When drafting or negotiating a marketing rights agreement, it's essential to consider advertising laws and consumer protection regulations. The Federal Trade Commission (FTC) provides key guidelines for marketing practices in the United States, including:

  • Truth-in-Advertising Standards: Claims made in marketing must be truthful, not misleading, and substantiated.
  • Endorsements and Testimonials: Disclosures are required when influencers, celebrities, or third parties are compensated or have relationships with the marketer.
  • Use of Consumer Data: Compliance with privacy laws such as the CAN-SPAM Act, TCPA, and GDPR (if applicable) when collecting or using consumer information for marketing.

Violating these regulations can lead to penalties, lawsuits, and reputational damage, making regulatory compliance a necessary consideration in your agreement.

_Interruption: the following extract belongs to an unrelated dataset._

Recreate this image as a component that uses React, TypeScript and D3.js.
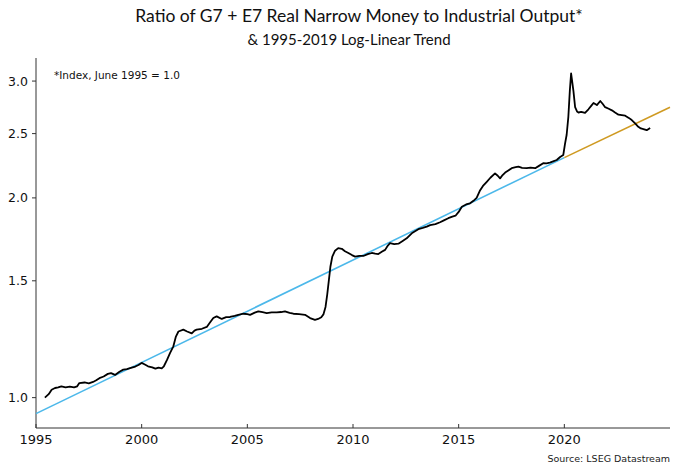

Frequently Asked Questions

  1. What are marketing rights in a contract?
    Marketing rights in a contract refer to the legal permission granted to a party to promote, advertise, or sell a product or service using specific marketing strategies and intellectual property.
  2. How are exclusive marketing rights different from non-exclusive rights?
    Exclusive rights give only one entity the authority to market a product in a specific region or channel, while non-exclusive rights allow multiple parties to do so simultaneously.
  3. What should be included in a marketing rights agreement?
    Key components include definitions of roles, financial terms, intellectual property rights, marketing obligations, regulatory compliance clauses, termination terms, and dispute resolution methods.
  4. Are there legal restrictions on marketing rights agreements?
    Yes. Marketing activities must comply with FTC guidelines and other advertising laws, including truth-in-advertising rules, endorsement disclosures, and data privacy regulations.
  5. Why are intellectual property clauses important in marketing rights agreements?
    IP clauses protect your brand assets and prevent unauthorized use, ensuring your logo, trademark, and other materials are used appropriately in marketing campaigns.